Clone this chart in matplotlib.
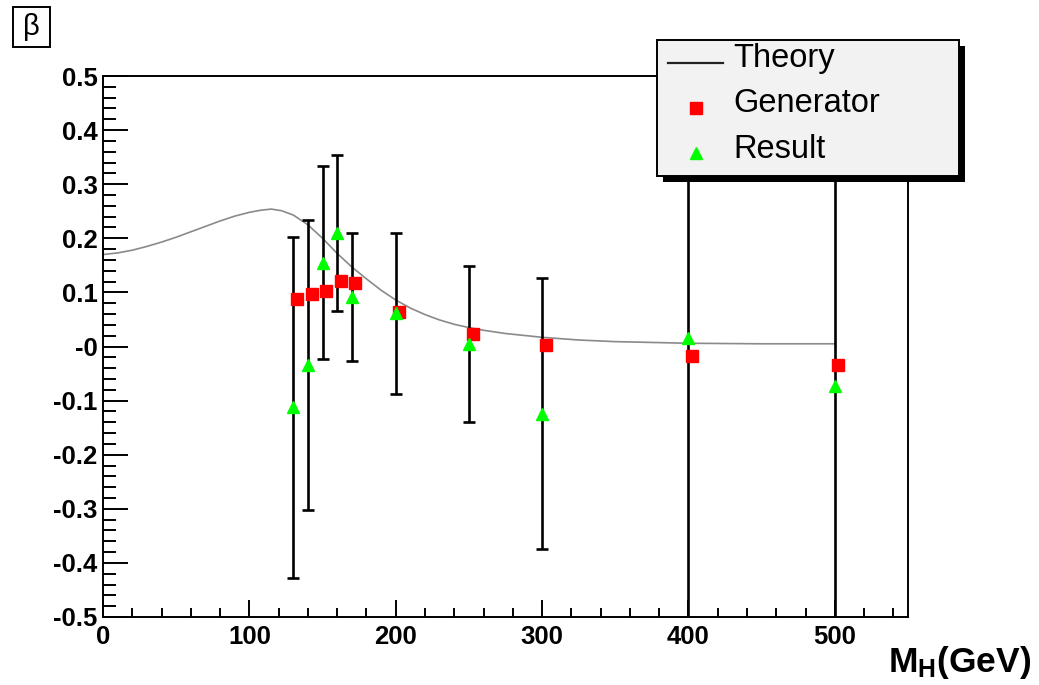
import matplotlib
matplotlib.use("Agg")
import matplotlib.pyplot as plt
from matplotlib.patches import Rectangle
from matplotlib.lines import Line2D
from matplotlib.ticker import MultipleLocator

plt.rcParams['font.family'] = ['Liberation Sans', 'DejaVu Sans']
plt.rcParams['mathtext.fontset'] = 'custom'
plt.rcParams['mathtext.rm'] = 'Liberation Sans'
plt.rcParams['mathtext.bf'] = 'Liberation Sans:bold'

# ---- data ----
theory_x = [0, 10, 20, 30, 40, 50, 60, 70, 80, 90, 100, 108, 115, 122, 130, 140,
            150, 160, 170, 180, 190, 200, 210, 220, 230, 240, 250, 260, 275, 300,
            325, 350, 400, 450, 500]
theory_y = [0.170, 0.173, 0.178, 0.185, 0.193, 0.202, 0.212, 0.222, 0.232, 0.241,
            0.248, 0.252, 0.254, 0.251, 0.243, 0.225, 0.200, 0.172, 0.147, 0.125,
            0.104, 0.086, 0.071, 0.059, 0.049, 0.041, 0.035, 0.030, 0.024, 0.017,
            0.012, 0.009, 0.006, 0.005, 0.005]

mass = [130, 140, 150, 160, 170, 200, 250, 300, 400, 500]
gen_x = [132.5, 142.5, 152.5, 162.5, 172.5, 202.5, 252.5, 302.5, 402.5, 502.5]
gen_y = [0.088, 0.097, 0.103, 0.121, 0.117, 0.064, 0.023, 0.003, -0.017, -0.035]
res_y = [-0.112, -0.034, 0.155, 0.210, 0.091, 0.061, 0.004, -0.124, 0.015, -0.073]
res_err = [0.315, 0.268, 0.178, 0.144, 0.118, 0.149, 0.144, 0.250, 0.60, 0.60]

ytick_vals = [-0.5, -0.4, -0.3, -0.2, -0.1, 0.0, 0.1, 0.2, 0.3, 0.4, 0.5]
ytick_labels = ['-0.5', '-0.4', '-0.3', '-0.2', '-0.1', '-0', '0.1', '0.2', '0.3', '0.4', '0.5']
xtick_vals = [0, 100, 200, 300, 400, 500]
xtick_labels = ['0', '100', '200', '300', '400', '500']

W, H = 1039, 685
fig = plt.figure(figsize=(W / 100, H / 100), dpi=100)

def fx(px):
    return px / W

def fy(py):
    return 1 - py / H

ax = fig.add_axes([fx(103), fy(617), fx(908) - fx(103), fy(76) - fy(617)])
ax.set_xlim(0, 550)
ax.set_ylim(-0.5, 0.5)

ax.plot(theory_x, theory_y, color='#8a8a8a', lw=1.2, zorder=2)
ax.errorbar(mass, res_y, yerr=res_err, fmt='none', ecolor='black', elinewidth=1.9,
            capsize=4, capthick=1.9, zorder=3)
ax.plot(gen_x, gen_y, ls='none', marker='s', ms=8.5, color='#ff0000', mec='#ff0000', zorder=4)
ax.plot(mass, res_y, ls='none', marker='^', ms=9, color='#00ff00', mec='#00ff00', zorder=5)

for s in ax.spines.values():
    s.set_linewidth(1.4)
ax.set_xticks(xtick_vals)
ax.set_xticklabels(xtick_labels)
ax.set_yticks(ytick_vals)
ax.set_yticklabels(ytick_labels)
ax.xaxis.set_minor_locator(MultipleLocator(20))
ax.yaxis.set_minor_locator(MultipleLocator(0.02))
ax.tick_params(axis='both', which='both', direction='in', width=1.4, color='black')
ax.tick_params(axis='y', which='major', length=18, pad=4)
ax.tick_params(axis='y', which='minor', length=9.5)
ax.tick_params(axis='x', which='major', length=12, pad=6)
ax.tick_params(axis='x', which='minor', length=6.5)
for lab in ax.get_xticklabels() + ax.get_yticklabels():
    lab.set_fontweight('bold')
    lab.set_fontsize(18.5)

# axis title
fig.text(fx(1031), fy(672), r'$\mathbf{M_{H}(GeV)}$', ha='right', va='baseline', fontsize=25.5)

# beta box
fig.add_artist(Rectangle((fx(13), fy(47)), fx(50) - fx(13), fy(7) - fy(47),
                         transform=fig.transFigure, facecolor='white', edgecolor='black', lw=1.4))
fig.text(fx(31.5), fy(27), 'β', ha='center', va='center', fontsize=21)

# legend
lx0, ly0, lx1, ly1 = 657, 40, 959, 176
fig.add_artist(Rectangle((fx(lx0 + 6), fy(ly1 + 6)), fx(lx1) - fx(lx0), fy(ly0) - fy(ly1),
                         transform=fig.transFigure, facecolor='black', edgecolor='black', lw=0, zorder=10))
fig.add_artist(Rectangle((fx(lx0), fy(ly1)), fx(lx1) - fx(lx0), fy(ly0) - fy(ly1),
                         transform=fig.transFigure, facecolor='#f2f2f2', edgecolor='black', lw=1.4, zorder=11))
fig.add_artist(Line2D([fx(668), fx(723)], [fy(63), fy(63)], transform=fig.transFigure,
                      color='#222222', lw=1.6, zorder=12))
fig.add_artist(Line2D([fx(696)], [fy(108)], transform=fig.transFigure, ls='none', marker='s',
                      ms=8.5, color='#ff0000', mec='#ff0000', zorder=12))
fig.add_artist(Line2D([fx(696)], [fy(153)], transform=fig.transFigure, ls='none', marker='^',
                      ms=9, color='#00ff00', mec='#00ff00', zorder=12))
for txt, py in [('Theory', 58), ('Generator', 104), ('Result', 149)]:
    fig.text(fx(733), fy(py), txt, ha='left', va='center', fontsize=23.5, zorder=13)

fig.savefig('out.png', dpi=100)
☆ ☆ ☆
PROMPT: Word for word, quote the lines above. Omit the pictures.

ANSWER:
Clone this chart in matplotlib.
import matplotlib
matplotlib.use("Agg")
import matplotlib.pyplot as plt
from matplotlib.patches import Rectangle
from matplotlib.lines import Line2D
from matplotlib.ticker import MultipleLocator

plt.rcParams['font.family'] = ['Liberation Sans', 'DejaVu Sans']
plt.rcParams['mathtext.fontset'] = 'custom'
plt.rcParams['mathtext.rm'] = 'Liberation Sans'
plt.rcParams['mathtext.bf'] = 'Liberation Sans:bold'

# ---- data ----
theory_x = [0, 10, 20, 30, 40, 50, 60, 70, 80, 90, 100, 108, 115, 122, 130, 140,
            150, 160, 170, 180, 190, 200, 210, 220, 230, 240, 250, 260, 275, 300,
            325, 350, 400, 450, 500]
theory_y = [0.170, 0.173, 0.178, 0.185, 0.193, 0.202, 0.212, 0.222, 0.232, 0.241,
            0.248, 0.252, 0.254, 0.251, 0.243, 0.225, 0.200, 0.172, 0.147, 0.125,
            0.104, 0.086, 0.071, 0.059, 0.049, 0.041, 0.035, 0.030, 0.024, 0.017,
            0.012, 0.009, 0.006, 0.005, 0.005]

mass = [130, 140, 150, 160, 170, 200, 250, 300, 400, 500]
gen_x = [132.5, 142.5, 152.5, 162.5, 172.5, 202.5, 252.5, 302.5, 402.5, 502.5]
gen_y = [0.088, 0.097, 0.103, 0.121, 0.117, 0.064, 0.023, 0.003, -0.017, -0.035]
res_y = [-0.112, -0.034, 0.155, 0.210, 0.091, 0.061, 0.004, -0.124, 0.015, -0.073]
res_err = [0.315, 0.268, 0.178, 0.144, 0.118, 0.149, 0.144, 0.250, 0.60, 0.60]

ytick_vals = [-0.5, -0.4, -0.3, -0.2, -0.1, 0.0, 0.1, 0.2, 0.3, 0.4, 0.5]
ytick_labels = ['-0.5', '-0.4', '-0.3', '-0.2', '-0.1', '-0', '0.1', '0.2', '0.3', '0.4', '0.5']
xtick_vals = [0, 100, 200, 300, 400, 500]
xtick_labels = ['0', '100', '200', '300', '400', '500']

W, H = 1039, 685
fig = plt.figure(figsize=(W / 100, H / 100), dpi=100)

def fx(px):
    return px / W

def fy(py):
    return 1 - py / H

ax = fig.add_axes([fx(103), fy(617), fx(908) - fx(103), fy(76) - fy(617)])
ax.set_xlim(0, 550)
ax.set_ylim(-0.5, 0.5)

ax.plot(theory_x, theory_y, color='#8a8a8a', lw=1.2, zorder=2)
ax.errorbar(mass, res_y, yerr=res_err, fmt='none', ecolor='black', elinewidth=1.9,
            capsize=4, capthick=1.9, zorder=3)
ax.plot(gen_x, gen_y, ls='none', marker='s', ms=8.5, color='#ff0000', mec='#ff0000', zorder=4)
ax.plot(mass, res_y, ls='none', marker='^', ms=9, color='#00ff00', mec='#00ff00', zorder=5)

for s in ax.spines.values():
    s.set_linewidth(1.4)
ax.set_xticks(xtick_vals)
ax.set_xticklabels(xtick_labels)
ax.set_yticks(ytick_vals)
ax.set_yticklabels(ytick_labels)
ax.xaxis.set_minor_locator(MultipleLocator(20))
ax.yaxis.set_minor_locator(MultipleLocator(0.02))
ax.tick_params(axis='both', which='both', direction='in', width=1.4, color='black')
ax.tick_params(axis='y', which='major', length=18, pad=4)
ax.tick_params(axis='y', which='minor', length=9.5)
ax.tick_params(axis='x', which='major', length=12, pad=6)
ax.tick_params(axis='x', which='minor', length=6.5)
for lab in ax.get_xticklabels() + ax.get_yticklabels():
    lab.set_fontweight('bold')
    lab.set_fontsize(18.5)

# axis title
fig.text(fx(1031), fy(672), r'$\mathbf{M_{H}(GeV)}$', ha='right', va='baseline', fontsize=25.5)

# beta box
fig.add_artist(Rectangle((fx(13), fy(47)), fx(50) - fx(13), fy(7) - fy(47),
                         transform=fig.transFigure, facecolor='white', edgecolor='black', lw=1.4))
fig.text(fx(31.5), fy(27), 'β', ha='center', va='center', fontsize=21)

# legend
lx0, ly0, lx1, ly1 = 657, 40, 959, 176
fig.add_artist(Rectangle((fx(lx0 + 6), fy(ly1 + 6)), fx(lx1) - fx(lx0), fy(ly0) - fy(ly1),
                         transform=fig.transFigure, facecolor='black', edgecolor='black', lw=0, zorder=10))
fig.add_artist(Rectangle((fx(lx0), fy(ly1)), fx(lx1) - fx(lx0), fy(ly0) - fy(ly1),
                         transform=fig.transFigure, facecolor='#f2f2f2', edgecolor='black', lw=1.4, zorder=11))
fig.add_artist(Line2D([fx(668), fx(723)], [fy(63), fy(63)], transform=fig.transFigure,
                      color='#222222', lw=1.6, zorder=12))
fig.add_artist(Line2D([fx(696)], [fy(108)], transform=fig.transFigure, ls='none', marker='s',
                      ms=8.5, color='#ff0000', mec='#ff0000', zorder=12))
fig.add_artist(Line2D([fx(696)], [fy(153)], transform=fig.transFigure, ls='none', marker='^',
                      ms=9, color='#00ff00', mec='#00ff00', zorder=12))
for txt, py in [('Theory', 58), ('Generator', 104), ('Result', 149)]:
    fig.text(fx(733), fy(py), txt, ha='left', va='center', fontsize=23.5, zorder=13)

fig.savefig('out.png', dpi=100)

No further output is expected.